There is also another case where multiple NLO files can be created.
When a POP3 client does a LIST operation to get a list of the messages in the user's mailfile, the size information for each message is included for each message. In order to determine the size, each message is converted (serialized) to the ready-to-download format. This serialized message is stored temporarily in an attachment created in the user's mailfile. If the serialised message is larger than the DAOS minimum participation size, the attachment is stored in DAOS. (Note: having an attachment in the message being serialised increases the size and therefore the likelihood that it will be stored in DAOS, but it's not strictly related. Any sufficiently large body-only message would behave the same way.)
Because the LIST operation is typically performed at each POP3 client poll interval, the message(s) can be serialised in response to these checks. If the message exists in the POP3 cache, it is not serialized again. If it does not exist in the cache (server restarted, aged out of cache, etc) then the message is serialised again. One of the elements of the serialised message header is the serialisation timestamp. Even though the content of the message has not changed since the last poll, the serialisation timestamp in the message header does change, which results in a unique attachment, and therefore a unique NLO file.
It turns out that the message size in the LIST command is not used by most clients, and therefore is not necessary to calculate. Skipping this calculation has two benefits:
1) Avoiding the overhead of serialising the uncached messages in the LIST output on each poll request
2) Avoiding creating unique NLO files by not (re)serialising the messages. The messages will only be serialised when a RETR operation is issued to fetch the individual message.
There is an INI variable that will cause that size calculation to be skipped, and supplies an approximate size instead:
POP3_LIST_SIZE_ESTIMATE=1
Adding this INI variable should avoid the NLO problems, and yield better performance.

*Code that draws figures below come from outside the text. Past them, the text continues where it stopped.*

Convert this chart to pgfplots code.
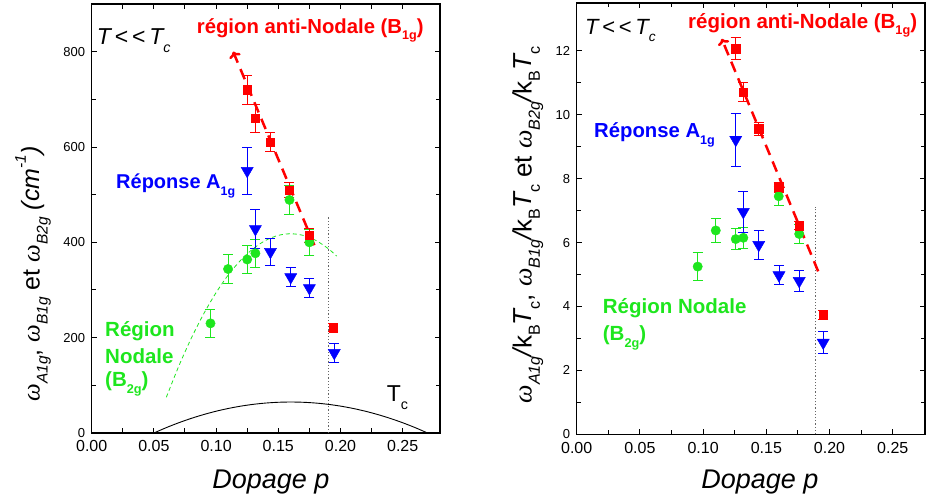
\documentclass[border=0pt]{standalone}
\usepackage{fontspec}
\usepackage{graphicx}
\setmainfont{Liberation Sans}
\newfontfamily\omegafont{Liberation Serif}
\usepackage{pgfplots}
\pgfplotsset{compat=1.18}
\usetikzlibrary{arrows.meta}
\definecolor{myred}{RGB}{255,0,0}
\definecolor{myblue}{RGB}{0,0,255}
\definecolor{mygreen}{RGB}{30,230,30}
\newcommand{\om}{{\omegafont\itshape ω}}
\newcommand{\sbs}[1]{\raisebox{-0.32em}{\scalebox{0.62}{#1}}}
\newcommand{\sps}[1]{\raisebox{0.55em}{\scalebox{0.62}{#1}}}
\pgfplotsset{
  mystyle/.style={
    scale only axis,
    anchor=south west,
    xmin=0, xmax=0.28,
    axis line style={line width=1.2pt},
    tick style={line width=1pt, black},
    major tick length=5pt, minor tick length=4.5pt,
    tick align=inside,
    minor x tick num=1, minor y tick num=1,
    xtick={0,0.05,0.10,0.15,0.20,0.25},
    /pgf/number format/assume math mode=true,
    xticklabel style={/pgf/number format/.cd, fixed, fixed zerofill, precision=2, /tikz/.cd, font=\fontsize{16}{16}\selectfont, yshift=-4pt},
    yticklabel style={font=\fontsize{13}{13}\selectfont, xshift=-3pt},
    clip=false,
  },
  redm/.style={myred, mark=square*, mark size=4.2pt, mark options={fill=myred, draw=myred}, only marks,
    error bars/.cd, y dir=both, y explicit, error bar style={line width=0.9pt, myred}, error mark options={rotate=90, line width=0.9pt, mark size=5pt, myred}},
  bluem/.style={myblue, mark=triangle*, mark size=7pt, mark options={rotate=180, fill=myblue, draw=myblue}, only marks,
    error bars/.cd, y dir=both, y explicit, error bar style={line width=0.9pt, myblue}, error mark options={rotate=90, line width=0.9pt, mark size=5pt, myblue}},
  greenm/.style={mygreen, mark=*, mark size=4.7pt, mark options={fill=mygreen, draw=mygreen}, only marks,
    error bars/.cd, y dir=both, y explicit, error bar style={line width=0.9pt, mygreen}, error mark options={rotate=90, line width=0.9pt, mark size=5pt, mygreen}},
}
\begin{document}
\begin{tikzpicture}
\path[use as bounding box] (0pt,0pt) rectangle (927pt,503pt);
% ---------------- left axis
\begin{axis}[mystyle, at={(91.7pt,70pt)}, width=348.3pt, height=429pt,
  ymin=0, ymax=900, ytick={0,200,400,600,800}]
\addplot[black, line width=0.9pt, smooth] coordinates {
(0.05,0) (0.06,11.31) (0.07,21.51) (0.08,30.64) (0.09,38.69) (0.10,45.67) (0.11,51.58) (0.12,56.41)
(0.13,60.17) (0.14,62.85) (0.15,64.46) (0.16,65) (0.17,64.46) (0.18,62.85) (0.19,60.17) (0.20,56.41)
(0.21,51.58) (0.22,45.67) (0.23,38.69) (0.24,30.64) (0.25,21.51) (0.26,11.31) (0.27,0)};
\addplot[mygreen, line width=0.8pt, dash pattern=on 4pt off 3pt, smooth] coordinates {
(0.06,75) (0.07,140.2) (0.08,198.5) (0.09,249.9) (0.10,294.5) (0.11,332.3) (0.12,363.1) (0.13,387.1)
(0.14,404.3) (0.15,414.6) (0.16,418) (0.17,414.6) (0.18,404.3) (0.19,387.1) (0.197,371)};
\addplot[gray!80!black, line width=1pt, dash pattern=on 1.2pt off 2pt] coordinates {(0.19,0) (0.19,455)};
\addplot[myred, line width=2.5pt, dash pattern=on 11pt off 7pt, -{To[length=6pt,width=12pt]}] coordinates {(0.179,394) (0.1137,800)};
\addplot[greenm] table[x=x, y=y, y error=e] {
x y e
0.0955 230 30
0.1096 344 30
0.125 364 30
0.1316 377 30
0.159 489 30
0.175 400 28
};
\addplot[bluem] table[x=x, y=y, y error=e] {
x y e
0.125 550 50
0.1316 428 40
0.1437 380 28
0.160 327 20
0.175 304 20
0.195 168 20
};
\addplot[redm] table[x=x, y=y, y error=e] {
x y e
0.125 720 30
0.1316 660 30
0.1437 610 20
0.159 510 15
0.175 415 15
0.194 221 8
};
\end{axis}
% ---------------- right axis
\begin{axis}[mystyle, at={(576.7pt,68.7pt)}, width=348.3pt, height=431.3pt, xmax=0.2755,
  ymin=0, ymax=13.5, ytick={0,2,4,6,8,10,12}]
\addplot[gray!80!black, line width=1pt, dash pattern=on 1.2pt off 2pt] coordinates {(0.189,0) (0.189,7.13)};
\addplot[myred, line width=2.5pt, dash pattern=on 11pt off 7pt, -{To[length=6pt,width=12pt]}] coordinates {(0.191,5.1) (0.1147,12.38)};
\addplot[greenm] table[x=x, y=y, y error=e] {
x y e
0.0957 5.25 0.45
0.110 6.38 0.38
0.1258 6.11 0.33
0.1318 6.15 0.33
0.1598 7.45 0.30
0.176 6.27 0.30
};
\addplot[bluem] table[x=x, y=y, y error=e] {
x y e
0.1258 9.22 0.83
0.1318 6.96 0.63
0.144 5.93 0.45
0.160 4.98 0.30
0.176 4.80 0.32
0.195 2.87 0.35
};
\addplot[redm] table[x=x, y=y, y error=e] {
x y e
0.1258 12.07 0.35
0.1318 10.71 0.30
0.144 9.56 0.20
0.1598 7.73 0.15
0.176 6.53 0.12
0.195 3.74 0.15
};
\end{axis}
% ---------------- labels
\node[font=\fontsize{27}{27}\selectfont\itshape] at (271pt,21.3pt) {Dopage p};
\node[font=\fontsize{27}{27}\selectfont\itshape] at (760pt,21.3pt) {Dopage p};
\node[rotate=90, font=\fontsize{25}{25}\selectfont] at (33pt,229pt)
  {\om\sbs{\itshape A1g}, \om\sbs{\itshape B1g} et \om\sbs{\itshape B2g} {\itshape (cm\sps{-1})}};
\node[rotate=90, font=\fontsize{26}{26}\selectfont] at (528pt,278pt)
  {\om\sbs{\itshape A1g}{\itshape/}k\sbs{B}{\itshape T}\sbs{c}, \om\sbs{\itshape B1g}{\itshape/}k\sbs{B}{\itshape T}\sbs{c} et \om\sbs{\itshape B2g}{\itshape/}k\sbs{B}{\itshape T}\sbs{c}};
% annotations left
\node[anchor=base west, inner sep=0pt, font=\fontsize{23}{23}\selectfont] at (96.7pt,458pt) {{\itshape T}\,<\,<\,{\itshape T}\sbs{\itshape c}};
\node[anchor=base west, inner sep=0pt, text=myred, font=\fontsize{20.3}{20.3}\selectfont\bfseries] at (196.7pt,469.7pt) {région anti-Nodale (B\sbs{1g})};
\node[anchor=base west, inner sep=0pt, text=myblue, font=\fontsize{20}{20}\selectfont\bfseries] at (116pt,314pt) {Réponse A\sbs{1g}};
\node[anchor=base west, inner sep=0pt, text=mygreen, font=\fontsize{20.5}{20.5}\selectfont\bfseries] at (105pt,166.3pt) {Région};
\node[anchor=base west, inner sep=0pt, text=mygreen, font=\fontsize{20.5}{20.5}\selectfont\bfseries] at (105pt,139.7pt) {Nodale};
\node[anchor=base west, inner sep=0pt, text=mygreen, font=\fontsize{20.5}{20.5}\selectfont\bfseries] at (105pt,116pt) {(B\sbs{2g})};
\node[anchor=base west, inner sep=0pt, font=\fontsize{23}{23}\selectfont] at (386.7pt,101.3pt) {T\sbs{c}};
% annotations right
\node[anchor=base west, inner sep=0pt, font=\fontsize{22}{22}\selectfont] at (585pt,468.7pt) {{\itshape T}\,<\,<\,{\itshape T}\sbs{\itshape c}};
\node[anchor=base west, inner sep=0pt, text=myred, font=\fontsize{20.5}{20.5}\selectfont\bfseries] at (688pt,474.7pt) {région anti-Nodale (B\sbs{1g})};
\node[anchor=base west, inner sep=0pt, text=myblue, font=\fontsize{20.3}{20.3}\selectfont\bfseries] at (594pt,365.3pt) {Réponse A\sbs{1g}};
\node[anchor=base west, inner sep=0pt, text=mygreen, font=\fontsize{20.5}{20.5}\selectfont\bfseries] at (602.7pt,189pt) {Région Nodale};
\node[anchor=base west, inner sep=0pt, text=mygreen, font=\fontsize{20.5}{20.5}\selectfont\bfseries] at (602.7pt,162.3pt) {(B\sbs{2g})};
\end{tikzpicture}
\end{document}
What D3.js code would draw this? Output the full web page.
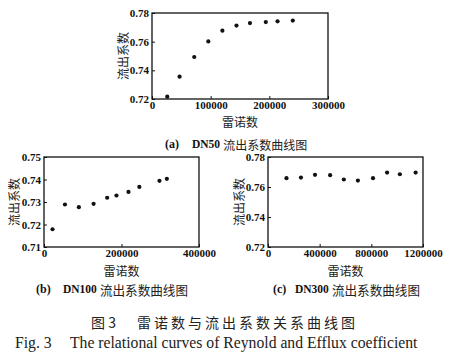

DAOS is hooked in just above the NSF file I/O level, so it only sees that an object is being written to an NSF, and that object has the attachment attribute on it. It does not know (or care) where the attachment originated, or why it is being written. Even though POP3 is only using the attachment as a temporary container, DAOS doesn't know that, and stores it in the DAOS repository as it would with any other attachment. The reference count on the NLO soon goes from 1 to 0, but the NLO is not deleted until the DAOS deferred deletion interval (sort of like soft delete) has expired, 30 days by default. With potentially thousands of documents being serialised...uniquely...every hour, there could be tens of thousand
Even with the INI set, when POP3 server gets a RETR command, the document still needs to be serialised to prepare it. Since the POP3 code will create the serialised version of the document in an attachment in the user's mailfile, a 'temporary' DAOS object will result. Assuming that the client is smart enough to only RETR the document once, there should only ever be one of the temporary NLO files created for each document the POP client requests
There is room for improvement with some future code changes (ie...have POP3 serialise the document into a non attachment object so DAOS will ignore it. This issue has been reported in SPR #
PMAO8XTM5M: POP3 server serialises each document into an attachment object, which unnecessarily invokes DAOS.
This issue has been resolved in Domino 8.5.4.
IMAP
Multiple NLO files are created using up all of the disk space for the DAOS directory only when the IMAP task is running. When the IMAP task is disabled this issue does not emerge.
It seems that IMAP creates a new serialised version of old messages (full with body, headers and attachments in mime format) every time an IMAP client connects. These NLO files are not referenced in any mail database and are generated over and over and over, consuming all the disk space available.
These duplicate NLO files are intermediate objects that most likely were
used as part of a conversion between different encoding/compression styles. Duplicate NLO files can also be created if you are using mail journaling.
Things that should be checked:
- Is mail journaling enabled? If yes then mail journaling does not work well with DAOS and will create duplicate NLO files.
- Do you use different compression types or just 1? It is advisable to only use LZ1.
- Do you have different encoding methods (ex: prefers mime) or only 1? It is advisable to only use 1 type,
To resolve a manual prune=0 will remove these duplicate NLO files as they are temporary files that have no reference.
This issue has been reproduced by IBM by creating many NLO files during IMAP client
interactions. These are only used temporarily, have 0 references, and can be removed with PRUNE.
But we also need to determine if there is a way to avoid creating them in the first place.
A hotfix has been created for this purpose. The HF should also be applied if you have confirmed that mail journaling is not enabled, if you are using only 1 compression type and if you are using only 1 encoding method.
HOTFIX FOR BOTH POP3 AND IMAP ISSUES
A Hotfix has been created to resolve this issue which has been reported in
SPR PPOR8XZLPN. This HF was created for Domino 853. However the HF can be requested for 853FP1 etc by raising a support ticket. This HF was created for the IMAP issue but it will also resolve the POP3 issue.
The NLO contents tell us that both the IMAP and POP3 issues are the same. The attachment is being used as a scratchpad to contain the formatted/encoded message prior to download to the client. The only difference in these is the date stamp on the serialisation line in the message header (inside the scratchpad attachment), but that's enough to make the attachment unique, which means DAOS will allocate a new NLO to contain it. All of these end up with 0 refs, so pruning gets rid of them. But to avoid the issue in the first place the HF can be applied.